Double checked with recent CentOS VM: net.ipv4.tcp_syncookies is not namespaced.
I will check what we can do about better error behavior in the docker runtime. I guess (without a lot of Kernel knowledge in the kubelet code) the we can do is to fail hard with a good error message. Right now, the kubelet retries a number of times when a container creation fails. That's not a good user experience.
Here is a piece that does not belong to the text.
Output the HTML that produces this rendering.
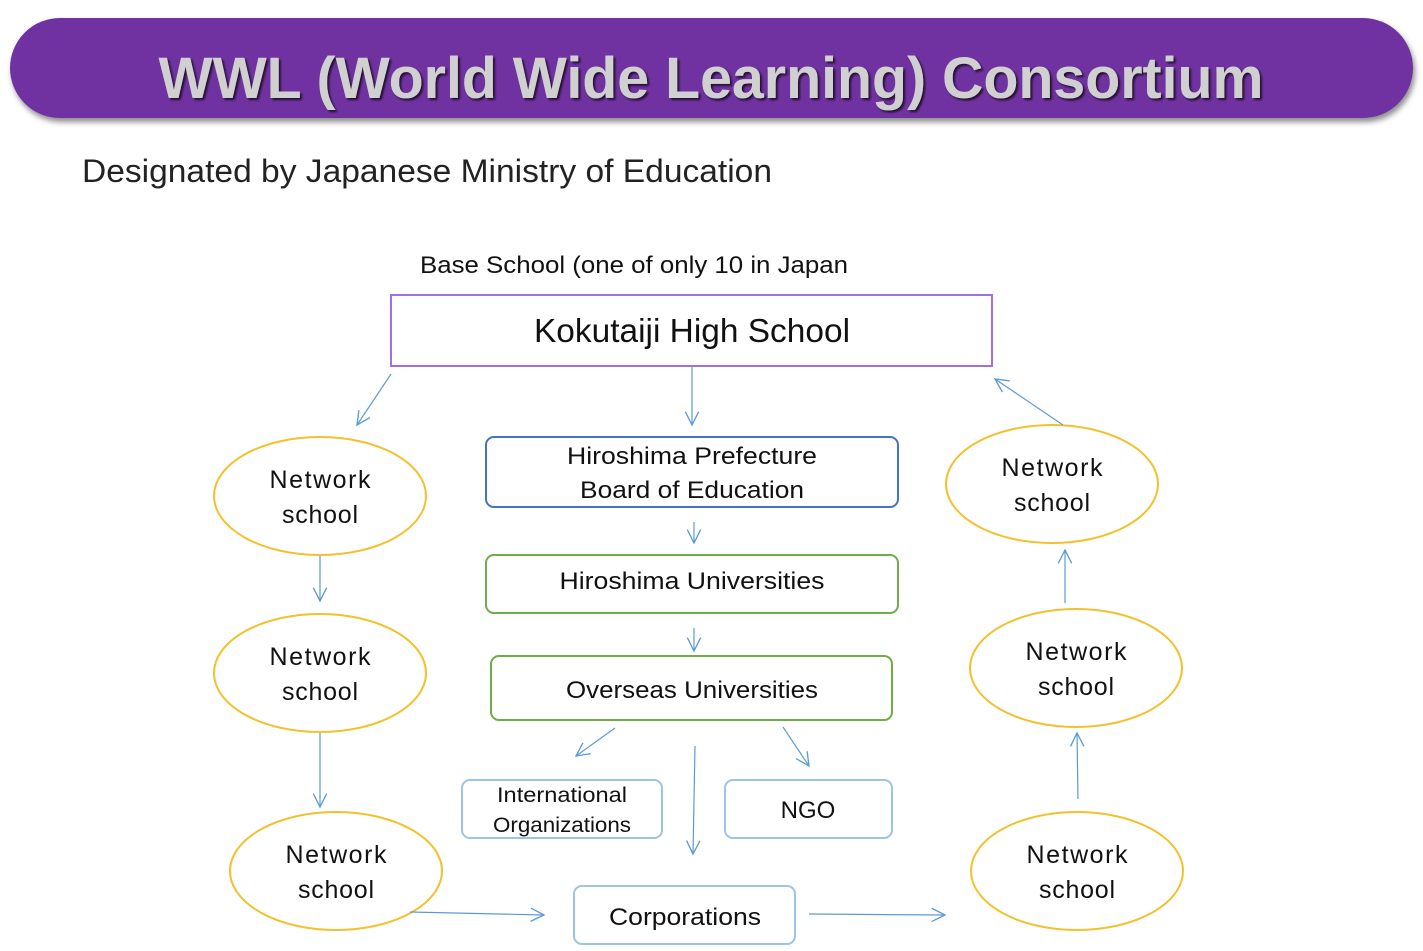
<!DOCTYPE html>
<html><head><meta charset="utf-8"><style>
html,body{margin:0;padding:0;background:#fff;}
svg{display:block;}
text{font-family:"Liberation Sans","DejaVu Sans",sans-serif;}
</style></head><body>
<svg width="1423" height="951" viewBox="0 0 1423 951" xmlns="http://www.w3.org/2000/svg">
<defs>
<filter id="sh" x="-5%" y="-20%" width="110%" height="150%"><feDropShadow dx="2" dy="4" stdDeviation="3" flood-color="#000" flood-opacity="0.45"/></filter>
<filter id="ts" x="-5%" y="-20%" width="110%" height="150%"><feDropShadow dx="2" dy="2" stdDeviation="1" flood-color="#000" flood-opacity="0.7"/></filter>
<marker id="ar" viewBox="0 0 12 12" refX="11" refY="6" markerWidth="16" markerHeight="16" markerUnits="userSpaceOnUse" orient="auto"><path d="M1,1 L11,6 L1,11" fill="none" stroke="#5b9bd5" stroke-width="1"/></marker>
</defs>
<rect x="10" y="18" width="1403" height="100" rx="50" fill="#7030a0" filter="url(#sh)"/>
<text x="711" y="98" text-anchor="middle" font-size="58" font-weight="bold" fill="#d0d0d0" textLength="1105" lengthAdjust="spacingAndGlyphs" filter="url(#ts)">WWL (World Wide Learning) Consortium</text>
<text x="82" y="182" font-size="32" fill="#222" textLength="690" lengthAdjust="spacingAndGlyphs">Designated by Japanese Ministry of Education</text>
<text x="420" y="273" font-size="24" fill="#111" textLength="428" lengthAdjust="spacingAndGlyphs">Base School (one of only 10 in Japan</text>
<rect x="391" y="295" width="601" height="71" fill="#fff" stroke="#a070e0" stroke-width="2"/>
<text x="692" y="342" text-anchor="middle" font-size="33" fill="#111" textLength="316" lengthAdjust="spacingAndGlyphs">Kokutaiji High School</text>
<rect x="486" y="437" width="412" height="70" rx="8" fill="#fff" stroke="#4472c4" stroke-width="2"/>
<text x="692" y="464" text-anchor="middle" font-size="24" fill="#111" textLength="250" lengthAdjust="spacingAndGlyphs">Hiroshima Prefecture</text>
<text x="692" y="498" text-anchor="middle" font-size="24" fill="#111" textLength="224" lengthAdjust="spacingAndGlyphs">Board of Education</text>
<rect x="486" y="555" width="412" height="58" rx="8" fill="#fff" stroke="#70ad47" stroke-width="2"/>
<text x="692" y="589" text-anchor="middle" font-size="24" fill="#111" textLength="265" lengthAdjust="spacingAndGlyphs">Hiroshima Universities</text>
<rect x="491" y="656" width="401" height="64" rx="8" fill="#fff" stroke="#70ad47" stroke-width="2"/>
<text x="692" y="698" text-anchor="middle" font-size="24" fill="#111" textLength="252" lengthAdjust="spacingAndGlyphs">Overseas Universities</text>
<rect x="462" y="780" width="200" height="58" rx="8" fill="#fff" stroke="#9dc3e6" stroke-width="2"/>
<text x="562" y="802" text-anchor="middle" font-size="21" fill="#111" textLength="130" lengthAdjust="spacingAndGlyphs">International</text>
<text x="562" y="832" text-anchor="middle" font-size="21" fill="#111" textLength="138" lengthAdjust="spacingAndGlyphs">Organizations</text>
<rect x="725" y="780" width="167" height="58" rx="8" fill="#fff" stroke="#9dc3e6" stroke-width="2"/>
<text x="808" y="818" text-anchor="middle" font-size="24" fill="#111">NGO</text>
<rect x="574" y="886" width="221" height="58" rx="8" fill="#fff" stroke="#9dc3e6" stroke-width="2"/>
<text x="685" y="925" text-anchor="middle" font-size="24" fill="#111" textLength="152" lengthAdjust="spacingAndGlyphs">Corporations</text>
<g fill="#fff" stroke="#f2c12e" stroke-width="2">
<ellipse cx="320" cy="496" rx="106" ry="59"/>
<ellipse cx="320" cy="673" rx="106" ry="59"/>
<ellipse cx="336" cy="871" rx="106" ry="59"/>
<ellipse cx="1052" cy="484" rx="106" ry="59"/>
<ellipse cx="1076" cy="668" rx="106" ry="59"/>
<ellipse cx="1077" cy="871" rx="106" ry="59"/>
</g>
<g font-size="25" fill="#111" text-anchor="middle" lengthAdjust="spacingAndGlyphs">
<text x="320" y="488" textLength="101">Network</text><text x="320" y="523" textLength="76">school</text>
<text x="320" y="665" textLength="101">Network</text><text x="320" y="700" textLength="76">school</text>
<text x="336" y="863" textLength="101">Network</text><text x="336" y="898" textLength="76">school</text>
<text x="1052" y="476" textLength="101">Network</text><text x="1052" y="511" textLength="76">school</text>
<text x="1076" y="660" textLength="101">Network</text><text x="1076" y="695" textLength="76">school</text>
<text x="1077" y="863" textLength="101">Network</text><text x="1077" y="898" textLength="76">school</text>
</g>
<g stroke="#5b9bd5" stroke-width="1.2" fill="none" marker-end="url(#ar)">
<line x1="391" y1="374" x2="357" y2="425"/>
<line x1="692" y1="367" x2="692" y2="425"/>
<line x1="1063" y1="425" x2="995" y2="379"/>
<line x1="694" y1="522" x2="694" y2="543"/>
<line x1="694" y1="628" x2="694" y2="651"/>
<line x1="320" y1="556" x2="320" y2="601"/>
<line x1="320" y1="733" x2="320" y2="807"/>
<line x1="615" y1="728" x2="576" y2="756"/>
<line x1="695" y1="746" x2="693" y2="854"/>
<line x1="783" y1="727" x2="809" y2="766"/>
<line x1="410" y1="912" x2="544" y2="915"/>
<line x1="809" y1="914" x2="945" y2="915"/>
<line x1="1065" y1="603" x2="1065" y2="550"/>
<line x1="1078" y1="799" x2="1077" y2="733"/>
</g>
</svg>
</body></html>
Here is the kernel patch for tcp_syncookies: https://github.com/torvalds/linux/commit/12ed8244ed8b31b023ea6d2851fd8b15f2999e9b Summary: available in >=4.6
net.ipv4.tcp_max_syn_backlog does not belong onto the whitelist as it is not namespaced in any of today's kernel. Having it whitelisted does no harm though because the sysctl is just not available under /proc/sys in the container. Here is the upstream fix: https://github.com/kubernetes/kubernetes/pull/32072
About better error behavior: the error message about the failed sysctl is part of the stdout/err of the container in Docker 1.10, not of the actual container status. Compare: $ docker -l=debug run -d --sysctl=kernel.shm_rmid_forced=hello ubuntu /bin/bash -c "sysctl kernel.shm_rmid_forced" 09813c9c38cf071e0581c38acccce149331d88729bdb0a47f586ca73a92c7221 docker: Error response from daemon: Cannot start container 09813c9c38cf071e0581c38acccce149331d88729bdb0a47f586ca73a92c7221: [9] System error: could not synchronise with container process. $ docker logs 09813c9c38cf071e0581c38acccce149331d88729bdb0a47f586ca73a92c7221 write /proc/sys/kernel/shm_rmid_forced: invalid argument With Docker 1.12 the situation is better: $ docker -l=debug run -d --sysctl=kernel.shm_rmid_forced=hello busybox /bi> 9483cb34b2559e26a96db01c29727c11afd7d5461588c607992119355507f541 docker: Error response from daemon: oci runtime error: write /proc/sys/kernel/shm_rmid_forced: invalid argument.
Bad news (even with Docker 1.12) is that we don't have any mechanism right now to react on specific container creation errors and fail a pod.
net.ipv4.tcp_syncookies is same issue, could you double check.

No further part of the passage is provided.